Objective: Extract each line bearing the word "this".
··· Extracted data
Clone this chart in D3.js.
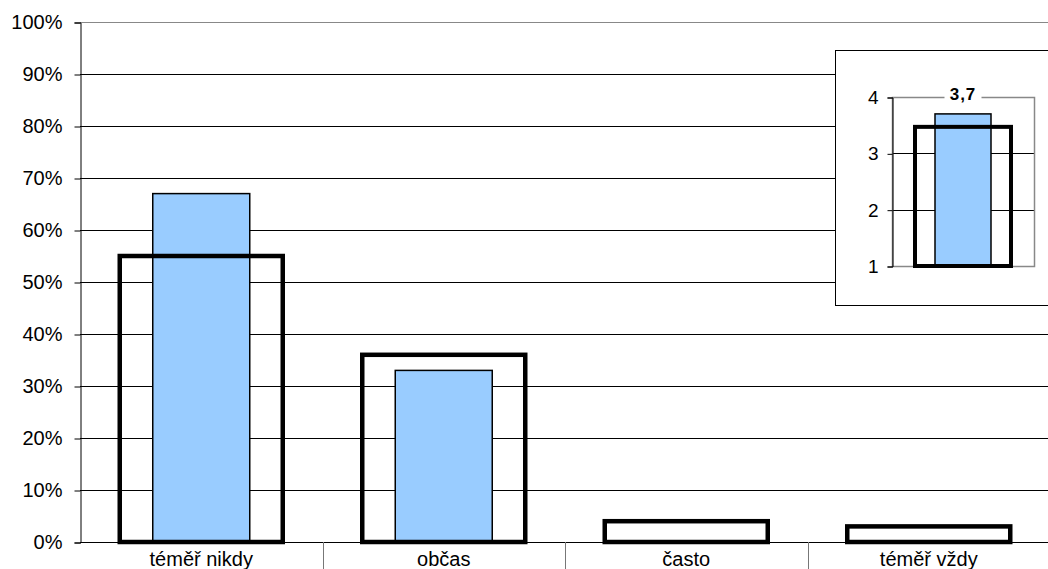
<!DOCTYPE html>
<html><head><meta charset="utf-8">
<script src="https://cdn.jsdelivr.net/npm/d3@7"></script>
<style>body{margin:0;background:#fff}svg{display:block}text{font-family:"Liberation Sans",Arial,sans-serif}</style>
</head><body><svg id="c" width="1048" height="569"></svg>
<script>
const categories = ["téměř nikdy","občas","často","téměř vždy"];
const blueValues = [67,33,0,0];
const outlineValues = [55,36,4,3];
const yTicks = [0,10,20,30,40,50,60,70,80,90,100];
const insetBlue = 3.7;
const insetOutline = 3.47;
const insetLabel = "3,7";
const insetTicks = [1,2,3,4];

const svg = d3.select("#c");
const L=80, R=1050, T=22, B=542;
const x = d3.scaleBand().domain(categories).range([L,R]);
const y = d3.scaleLinear().domain([0,100]).range([B,T]);

// gridlines
svg.append("g").selectAll("line").data(yTicks.filter(d=>d>0)).join("line")
  .attr("x1",L).attr("x2",R).attr("y1",d=>y(d)+0.5).attr("y2",d=>y(d)+0.5)
  .attr("stroke",d=>d===100?"#888":"#000").attr("stroke-width",1);

// y axis
const ya = svg.append("g").attr("transform",`translate(${L+0.5},0.5)`)
  .call(d3.axisLeft(y).tickValues(yTicks).tickFormat(d=>d+"%").tickSize(6).tickPadding(12));
ya.select(".domain").attr("stroke","#000");
ya.selectAll("line").attr("stroke","#000");
ya.selectAll("text").attr("font-size",20).attr("fill","#000").style("font-family","Liberation Sans, Arial, sans-serif");

// blue bars
const bw = 97, ow = 163;
svg.append("g").selectAll("rect").data(categories).join("rect")
  .filter((d,i)=>blueValues[i]>0)
  .attr("x",d=>x(d)+x.bandwidth()/2-bw/2)
  .attr("y",(d)=>y(blueValues[categories.indexOf(d)]))
  .attr("width",bw)
  .attr("height",d=>B-y(blueValues[categories.indexOf(d)]))
  .attr("fill","#99ccff").attr("stroke","#000").attr("stroke-width",1.5);

// outline bars
svg.append("g").selectAll("rect").data(categories).join("rect")
  .attr("x",d=>x(d)+x.bandwidth()/2-ow/2)
  .attr("y",d=>y(outlineValues[categories.indexOf(d)]))
  .attr("width",ow)
  .attr("height",d=>B-y(outlineValues[categories.indexOf(d)]))
  .attr("fill","none").attr("stroke","#000").attr("stroke-width",4.5);

// x axis
svg.append("line").attr("x1",L).attr("x2",R).attr("y1",B+0.5).attr("y2",B+0.5).attr("stroke","#000");
svg.append("g").selectAll("line").data(categories.slice(1)).join("line")
  .attr("x1",d=>Math.round(x(d))+0.5).attr("x2",d=>Math.round(x(d))+0.5)
  .attr("y1",B).attr("y2",569).attr("stroke","#777");
svg.append("g").selectAll("text").data(categories).join("text")
  .attr("x",d=>x(d)+x.bandwidth()/2).attr("y",566).attr("text-anchor","middle")
  .attr("font-size",20).attr("fill","#000").text(d=>d);

// inset
const ig = svg.append("g");
ig.append("rect").attr("x",835.5).attr("y",50.5).attr("width",260).attr("height",255)
  .attr("fill","#fff").attr("stroke","#000").attr("stroke-width",1);
const iL=892, iR=1034, iT=97, iB=266;
const iy = d3.scaleLinear().domain([1,4]).range([iB,iT]);
const ix = d3.scaleBand().domain(["a"]).range([iL,iR]);
ig.append("g").selectAll("line").data([2,3]).join("line")
  .attr("x1",iL).attr("x2",iR).attr("y1",d=>Math.round(iy(d))+0.5).attr("y2",d=>Math.round(iy(d))+0.5).attr("stroke","#000");
ig.append("rect").attr("x",iL+0.5).attr("y",iT+0.5).attr("width",iR-iL).attr("height",iB-iT)
  .attr("fill","none").attr("stroke","#888").attr("stroke-width",1.5);
const icx = ix("a")+ix.bandwidth()/2;
ig.append("rect").attr("x",icx-28).attr("y",iy(insetBlue)).attr("width",56)
  .attr("height",iB-iy(insetBlue)).attr("fill","#99ccff").attr("stroke","#000").attr("stroke-width",1.5);
ig.append("rect").attr("x",icx-48).attr("y",iy(insetOutline)).attr("width",96)
  .attr("height",iB-iy(insetOutline)).attr("fill","none").attr("stroke","#000").attr("stroke-width",4);
const iya = ig.append("g").attr("transform",`translate(${iL+0.5},0.5)`)
  .call(d3.axisLeft(iy).tickValues(insetTicks).tickFormat(d3.format("d")).tickSize(5).tickPadding(9));
iya.select(".domain").attr("stroke","#000");
iya.selectAll("line").attr("stroke","#000");
iya.selectAll("text").attr("font-size",19).attr("fill","#000").style("font-family","Liberation Sans, Arial, sans-serif");
ig.append("rect").attr("x",icx-18.5).attr("y",iT-8).attr("width",37).attr("height",12).attr("fill","#fff");
ig.append("text").attr("x",icx).attr("y",iT+3).attr("text-anchor","middle")
  .attr("font-size",17).attr("letter-spacing",1).attr("font-weight","bold").attr("fill","#000").text(insetLabel);
</script></body></html>
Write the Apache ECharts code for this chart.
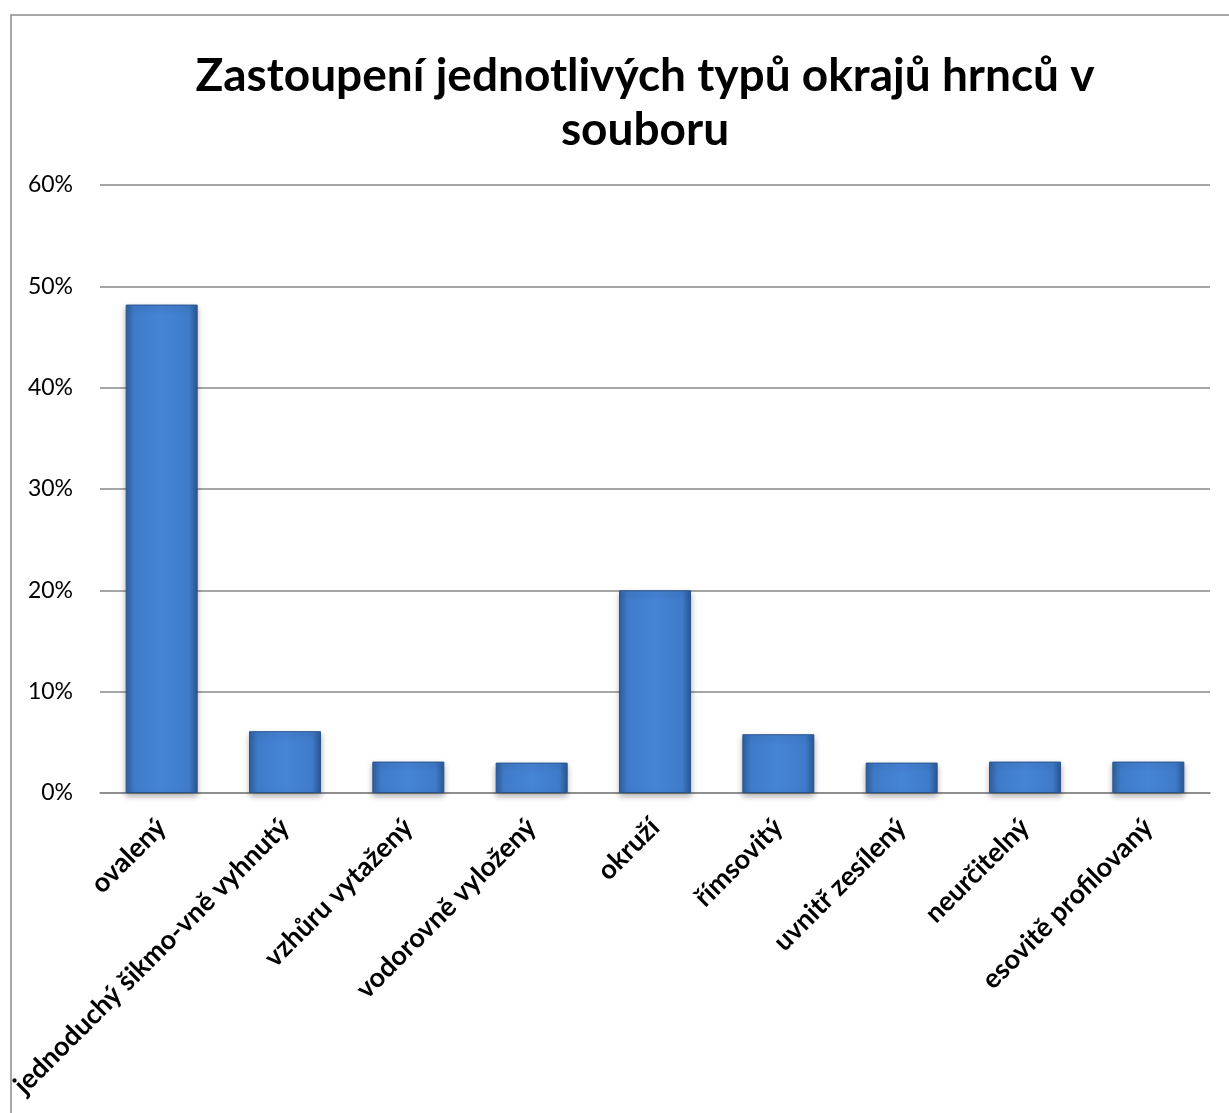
<!DOCTYPE html>
<html>
<head>
<meta charset="utf-8">
<script src="https://cdn.jsdelivr.net/npm/echarts@6/dist/echarts.min.js"></script>
<style>
	html, body { margin: 0; padding: 0; background: #fff; }
	#chart { width: 1229px; height: 1113px; }
</style>
</head>
<body>
<div id="chart"></div>
<script>
const categories = ["ovalený", "jednoduchý šikmo-vně vyhnutý", "vzhůru vytažený", "vodorovně vyložený", "okruží", "římsovitý", "uvnitř zesílený", "neurčitelný", "esovitě profilovaný"];
const shares = [0.482, 0.061, 0.031, 0.030, 0.200, 0.058, 0.030, 0.031, 0.031];
const titleText = "Zastoupení jednotlivých typů okrajů hrnců v\nsouboru";

const chart = echarts.init(document.getElementById("chart"));
const option = {
	animation: false,
	graphic: [
		{
			type: "rect",
			shape: { x: 11, y: 15, width: 1300, height: 1200 },
			style: { fill: "none", stroke: "#8c8c8c", lineWidth: 1.5 },
			silent: true,
		},
	],
	title: {
		text: titleText,
		left: 640,
		textAlign: "center",
		top: 44,
		textStyle: {
			fontFamily: "Lato",
			fontWeight: "bold",
			fontSize: 46,
			lineHeight: 54,
			color: "#000",
		},
	},
	grid: {
		left: 100,
		right: 19,
		top: 185,
		bottom: 320,
		outerBoundsMode: "none",
	},
	xAxis: {
		type: "category",
		data: categories,
		axisTick: { show: false },
		axisLine: { lineStyle: { color: "#888", width: 1.5 } },
		axisLabel: {
			rotate: 45,
			interval: 0,
			margin: 30,
			fontFamily: "Lato",
			fontWeight: "bold",
			fontSize: 27,
			color: "#000",
		},
	},
	yAxis: {
		type: "value",
		min: 0,
		max: 0.6,
		interval: 0.1,
		axisLine: { show: false },
		axisTick: { show: false },
		splitLine: { lineStyle: { color: "#888", width: 1.5 } },
		axisLabel: {
			margin: 27,
			fontFamily: "Lato",
			fontSize: 23,
			color: "#000",
			formatter: function (v) {
				return Math.round(v * 100) + "%";
			},
		},
	},
	series: [
		{
			type: "bar",
			data: shares,
			barWidth: 72,
			itemStyle: {
				color: new echarts.graphic.LinearGradient(0, 0, 1, 0, [
					{ offset: 0, color: "#2f609f" },
					{ offset: 0.12, color: "#3f7bc9" },
					{ offset: 0.5, color: "#4684d6" },
					{ offset: 0.88, color: "#3f7bc9" },
					{ offset: 1, color: "#2a5896" },
				]),
				borderColor: "#2a5490",
				borderWidth: 1,
				shadowColor: "rgba(0,0,0,0.3)",
				shadowBlur: 6,
				shadowOffsetY: 3,
			},
		},
	],
};
chart.setOption(option);
</script>
</body>
</html>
······
Solved exercise:
Clone this chart in D3.js.
Write the Apache ECharts code for this chart.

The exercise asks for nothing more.